There are many services out there, but I’ll focus on free ones you can set up and then forget about. I’ll also offer some ideas for what to search for.

Over A Billion People Are Talking

There are nearly 1.5 billion people online, and some of them talk a lot. While an infinitesimally small bit of that chatter is relevant to you, that bit may be very important. Perhaps it’s a former employee blogging about an office incident, maybe it’s a major media source reviewing your product, or heck even some 19 year old trying to customize your product with the help of his 4300 Twitter followers. Or, if you’re more interested in personal uses, maybe you’ll find someone mentioning you from a party last week (and at this point you might ask to have them take down your last name).

Whether or not you respond to those talking about you, it’s very helpful to know what’s going on. And if you (as a company) decide to monitor your competitors you may also get some great ideas for yourself.

Step 1. Decide What’s Relevant

All the tools in the world won’t help you to look for the wrong keywords. Using my own company and keywords I’ll provide some examples:

The Mandatory Stuff

  1. Company name(s) – “set consulting”, setconsulting, setconsulting.com
  2. Product or project name(s) – awayfind, technotheory, awayfind.com, technotheory.com
  3. Key stakeholder(s) – “Jared Goralnick”, “Keith Ludlow” (most of my employees aren’t really searchable with names like David Green)

Competitor / Partners Information

  1. Competitors (these are hypothetical examples, but I do monitor my competitors) – techhit, “payne consulting”, payneconsulting, etc
  2. Competitors’ Products – fblook, outtwit, simplyfile, “metadata assistant”, “numbering assistant”
  3. Competitors’ key stakeholders – I don’t do this, but depending on your industry this may be valuable — if there’s someone you admire you might consider monitoring their online presence

Concepts For exploration

  1. Potential phrases of interest – dreamline, “too much to read”, “way too much email”, etc
  2. Niche topic areas – “lifestyle design”, “information overload”, “email productivity”, etc

The tricky part is that some terms are too popular to search. If I were curious about competitors delivering Outlook training, I might search for “microsoft outlook training” or even “outlook 2007 training.” And if you have a product that’s difficult to spell, you might want to pick additional keywords based on its variants.

Note: there are always going to be false positives, i.e., results that are not relevant, but tweaking for a few weeks (once you choose the tools below) should give you some consistent quality.

Step 2. Pick Your Search Tools

There are many tools to use for “vanity searching” or keeping up with yourself and your brand.

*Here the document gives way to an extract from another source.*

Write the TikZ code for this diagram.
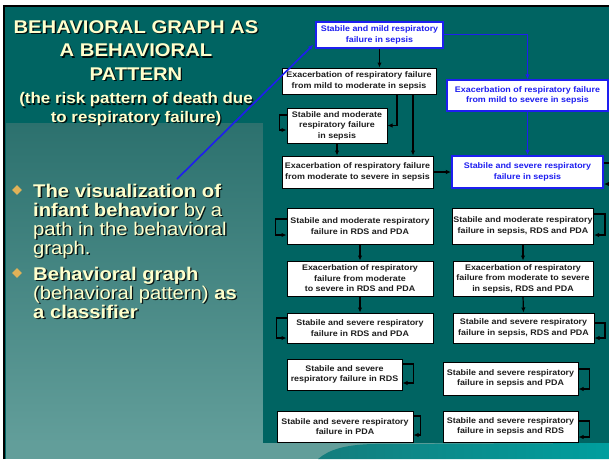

Aggregation Tools That I Use

  1. Google Alerts – I can’t get over how easy and helpful this is. In a few clicks you can have new search results (from the web, news, blogs, etc.) delivered to your email
  2. Summize – searches within Twitter conversation. After performing a search, click “Feed for this query”
  3. Technorati Advanced Search – allows subscribing to specific blog tags, which can be much more specific than searching for that as a Google Alert term (for example, the category productivity would be useful, but Google results for the word productivity would be all over the chart). After performing a search click the “Subscribe” button on the upper right corner
  4. Blogdigger – searches blogs, but has a fair amount of overlap with Google Alerts. After performing a search, click the RSS icon in the upper right corner

Other Recommended Aggregation Tools

There are great lists of tools available, and there have recently been some helpful posts about them on Blog-Well and Social Media Trader. Seriously, check them out. Though I haven’t used all these tools, there’s a lot here.

Some Standard Tools For Monitoring Others

I use other tools for tracking what individuals or companies are saying themselves. That’s an important part of the process but I won’t elaborate here since it’s a much bigger topic. The gist is that it’s important for, say, Time Warner Cable or Verizon Wireless to monitor @comcastcares, who does a great job doing outreach for Comcast.

You should also consider subscribing to competitors’ or industry thought leaders’ blogs, newsletters, etc. This information is of a different nature than the kind you’re going to find above in the aggregation tools–since the other tools will uncover information the company didn’t plan and in sources where you wouldn’t normally find it. Here are just a few of the places I monitor folks: Twitter, Friendfeed, Plaxo, LinkedIn. and Facebook.

Step 3. My Twist: Where To Deliver The Alerts

My one bit of advice: now that you’ve spent all this time setting up alerts, there may be others who can benefit from this insight at your organization. So what I’ve done is setup a separate email account to receive and manage the vast majority of my alerts. I just use a separate Gmail account and let other folks login to check the mail there or POP it all to a separate folder in their email program.

I use an Outlook rule to move RSS alerts to that email account, but I could very well use an RSS to Email tool like RSSFWD, set up a Yahoo Pipe, or create a separate Google Reader account for the RSS feed based alerts.

It’s Your Turn

Getting these searches (at least the aggregation tools) into place takes just 15-30 minutes, and then you’ll need to make occasional modifications to keep things relevant. The biggest challenge is really just refining your keywords–you’ll probably find that some terms return too many results and decide to abandon them.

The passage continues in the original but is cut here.